Hubbard also said Beebe and McDaniel have hurt state Rep. Loy Mauch (R-Bismarck), who has written a series of letters defending slavery and comparing Lincoln and Civil War generals to Nazis.

He claimed Beebe and McDaniel are hurting state legislative candidate John Hutchison (R), too, but did not say why.

From the letter: (Fox16.com posted Hubbard's letter to The Jonesboro Sun, which posted the letter behind its paywall.)
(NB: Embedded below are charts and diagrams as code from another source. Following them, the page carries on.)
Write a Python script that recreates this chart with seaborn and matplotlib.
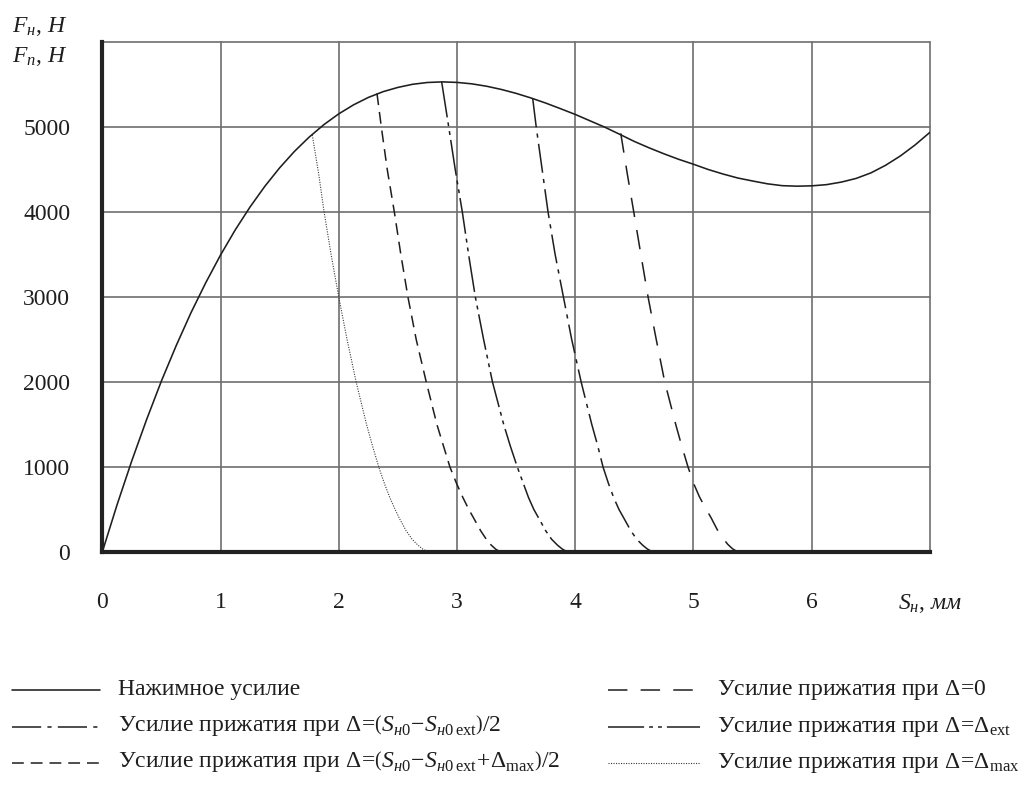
import numpy as np
import pandas as pd
import matplotlib
matplotlib.use("Agg")
import matplotlib.pyplot as plt
from matplotlib.lines import Line2D
import seaborn as sns

# Нажимное усилие
s_main = [0, 0.125, 0.25, 0.375, 0.5, 0.625, 0.75, 0.875, 1.0, 1.125, 1.25, 1.375, 1.5, 1.625,
          1.75, 1.875, 2.0, 2.125, 2.25, 2.375, 2.5, 2.625, 2.75, 2.875, 3.0, 3.125, 3.25, 3.375,
          3.5, 3.625, 3.75, 3.875, 4.0, 4.125, 4.25, 4.375, 4.5, 4.625, 4.75, 4.875, 5.0, 5.125,
          5.25, 5.375, 5.5, 5.625, 5.75, 5.875, 6.0, 6.125, 6.25, 6.375, 6.5, 6.625, 6.75, 6.875, 7.0]
f_main = [0, 556, 1075, 1559, 2012, 2428, 2815, 3168, 3494, 3791, 4060, 4303, 4520, 4713,
          4882, 5029, 5155, 5261, 5348, 5416, 5466, 5503, 5524, 5531, 5525, 5508, 5480, 5442,
          5396, 5342, 5282, 5216, 5148, 5073, 4998, 4915, 4830, 4755, 4685, 4620, 4562, 4500,
          4447, 4400, 4365, 4332, 4310, 4304, 4308, 4322, 4352, 4395, 4460, 4550, 4660, 4790, 4938]

# Усилие прижатия при Δ=Δmax
s_dmax = [1.776, 1.83, 1.876, 1.935, 2.0, 2.07, 2.147, 2.235, 2.285, 2.338, 2.39, 2.435, 2.48,
          2.52, 2.57, 2.62, 2.67, 2.71, 2.745, 2.77]
f_dmax = [4906, 4450, 4000, 3500, 3000, 2500, 2000, 1500, 1250, 1000, 790, 630, 490,
          376, 250, 150, 80, 35, 8, 0]

# Усилие прижатия при Δ=(Sн0-Sн0ext+Δmax)/2
s_half_max = [2.323, 2.36, 2.41, 2.47, 2.525, 2.585, 2.655, 2.74, 2.83, 2.885, 2.94, 2.995, 3.05,
              3.10, 3.15, 3.20, 3.25, 3.29, 3.33, 3.36, 3.38]
f_half_max = [5396, 5000, 4500, 4000, 3500, 3000, 2500, 2000, 1500, 1250, 1000, 810, 640,
              500, 376, 250, 145, 80, 30, 8, 0]

# Усилие прижатия при Δ=Δext
s_dext = [2.87, 2.93, 2.985, 3.045, 3.098, 3.155, 3.225, 3.30, 3.395, 3.45, 3.51, 3.56, 3.605,
          3.65, 3.70, 3.75, 3.80, 3.85, 3.89, 3.925, 3.95]
f_dext = [5533, 5000, 4500, 4000, 3500, 3000, 2500, 2000, 1500, 1250, 1000, 810, 640,
          500, 376, 250, 150, 80, 35, 8, 0]

# Усилие прижатия при Δ=(Sн0-Sн0ext)/2
s_half = [3.64, 3.67, 3.72, 3.77, 3.83, 3.90, 3.97, 4.05, 4.14, 4.19, 4.235, 4.28, 4.325,
          4.37, 4.42, 4.47, 4.52, 4.57, 4.61, 4.645, 4.67]
f_half = [5337, 5000, 4500, 4000, 3500, 3000, 2500, 2000, 1500, 1250, 1000, 810, 640,
          500, 376, 250, 150, 80, 35, 8, 0]

# Усилие прижатия при Δ=0
s_d0 = [4.385, 4.44, 4.495, 4.555, 4.616, 4.685, 4.757, 4.85, 4.90, 4.954, 5.00, 5.05, 5.10,
        5.15, 5.20, 5.25, 5.29, 5.33, 5.365, 5.39]
f_d0 = [4925, 4450, 4000, 3500, 3000, 2500, 2000, 1500, 1250, 1000, 810, 650, 520,
        400, 265, 160, 90, 38, 9, 0]

x_ticks = [0, 1, 2, 3, 4, 5, 6, 7]
x_labels = ['0', '1', '2', '3', '4', '5', '6', r'$S_н,\,мм$']
y_ticks = [0, 1000, 2000, 3000, 4000, 5000, 6000]
y_labels = ['0', '1000', '2000', '3000', '4000', '5000', '']

sns.set_style("white")
plt.rcParams['font.family'] = ['Liberation Serif', 'DejaVu Serif']
plt.rcParams['mathtext.fontset'] = 'custom'
plt.rcParams['mathtext.rm'] = 'Liberation Serif'
plt.rcParams['mathtext.it'] = 'Liberation Serif:italic'
plt.rcParams['mathtext.bf'] = 'Liberation Serif:bold'
plt.rcParams['lines.scale_dashes'] = False
plt.rcParams['text.color'] = '#1e1e1e'

ink = '#1e1e1e'
fig = plt.figure(figsize=(10.26, 7.87), dpi=100)
ax = fig.add_axes([0.0997, 0.2986, 0.8067, 0.6480])

series = [
    (s_main, f_main, '-', 1.15, ink, 'Нажимное усилие'),
    (s_half, f_half, (0, (21, 4.5, 3, 4.5)), 1.1, ink,
     r'Усилие прижатия при $\Delta\!=\!\left(S_{н0}\!-\!S_{н0\,\mathrm{ext}}\right)/2$'),
    (s_half_max, f_half_max, (0, (8.5, 5)), 1.1, ink,
     r'Усилие прижатия при $\Delta\!=\!\left(S_{н0}\!-\!S_{н0\,\mathrm{ext}}\!+\!\Delta_{\max}\right)/2$'),
    (s_d0, f_d0, (0, (14, 9.5)), 1.1, ink, r'Усилие прижатия при $\Delta\!=\!0$'),
    (s_dext, f_dext, (0, (26, 3.6, 2.8, 3.6, 2.8, 3.6)), 1.1, ink,
     r'Усилие прижатия при $\Delta\!=\!\Delta_{\mathrm{ext}}$'),
    (s_dmax, f_dmax, (0, (0.8, 1.0)), 0.8, '#3a3a3a',
     r'Усилие прижатия при $\Delta\!=\!\Delta_{\max}$'),
]

for xs, ys, ls, lw, col, lab in series:
    sns.lineplot(x=xs, y=ys, ax=ax, color=col, linewidth=lw, linestyle=ls,
                 sort=False, estimator=None, legend=False, zorder=3)

ax.set_xlim(0, 7)
ax.set_ylim(0, 6000)
ax.set_xticks(x_ticks)
ax.set_xticklabels(x_labels)
ax.set_yticks(y_ticks)
ax.set_yticklabels(y_labels)
ax.set_xlabel('')
ax.set_ylabel('')

ax.grid(True, color='#6e6e6e', linewidth=1.2)
ax.set_axisbelow(True)
for gl in ax.get_xgridlines() + ax.get_ygridlines():
    gl.set_clip_on(False)

for side in ['top', 'right']:
    ax.spines[side].set_visible(False)
for side in ['left', 'bottom']:
    ax.spines[side].set_linewidth(3.0)
    ax.spines[side].set_color('#222222')
    ax.spines[side].set_zorder(4)

ax.tick_params(axis='both', direction='out', length=6.5, width=1.0, color='#555555',
               labelsize=17, labelcolor='#1e1e1e')
ax.tick_params(axis='x', pad=22)
ax.tick_params(axis='y', pad=16.5)

# подписи оси Y
fig.text(12 / 1026, 1 - 31.7 / 787, r'$F_н,\,H$', fontsize=17, va='baseline', ha='left')
fig.text(12 / 1026, 1 - 61.7 / 787, r'$F_n,\,H$', fontsize=17, va='baseline', ha='left')

# легенда под графиком
rows_y = [690, 727, 763]
cols = [(11.7, 100, 118), (608, 700, 716.7)]
for i, (xs, ys, ls, lw, col, lab) in enumerate(series):
    c = cols[i // 3]
    ry = rows_y[i % 3]
    fig.add_artist(Line2D([c[0] / 1026, c[1] / 1026], [1 - ry / 787, 1 - ry / 787],
                          transform=fig.transFigure, color=col, linewidth=lw, linestyle=ls))
    fig.text(c[2] / 1026, 1 - (ry + 5) / 787, lab, fontsize=17, va='baseline', ha='left')

fig.savefig('out.png', dpi=100)
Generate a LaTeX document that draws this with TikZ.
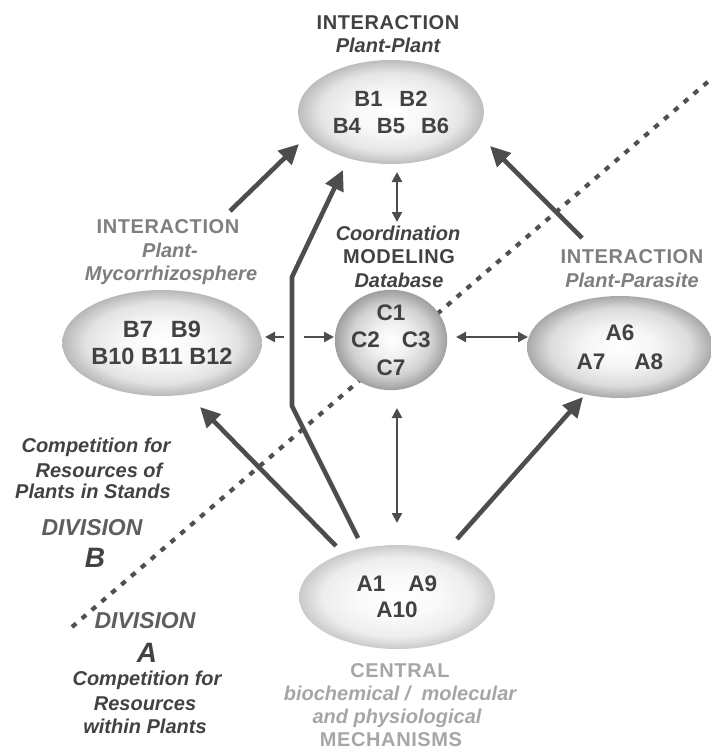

Look at what this Democrat political machine is doing to me, Loy Mauch, Charles Fuqua and now also to John Hutchinson. I think the scariest part of this is how they have mobilized and orchestrated their army to destroy Charles Fuqua’s fundraiser, which was scheduled for Tuesday night in Batesville, by having their people call the restaurant and threaten to protest if that fundraiser was allowed to take place. As a result, the restaurant owner called Charles Fuqua and canceled his fundraiser.

Regardless of one’s political persuasion, this reeks of Nazi-style political intimidation, and it will grow totally out of control if allowed to run unchecked. Is this what we want here in Jonesboro, in Arkansas or in the United States of America?

Hubbard made the claims regarding slavery in a 2010 book, as first reported by the Arkansas Times and defended the comments in an interview Tuesday with The Jonesboro Sun.

Hubbard, Fuqua and Mauch did not return calls for comment. Beebe said that Hubbard is trying to shift the blame from himself with the letter, kait8.com reports.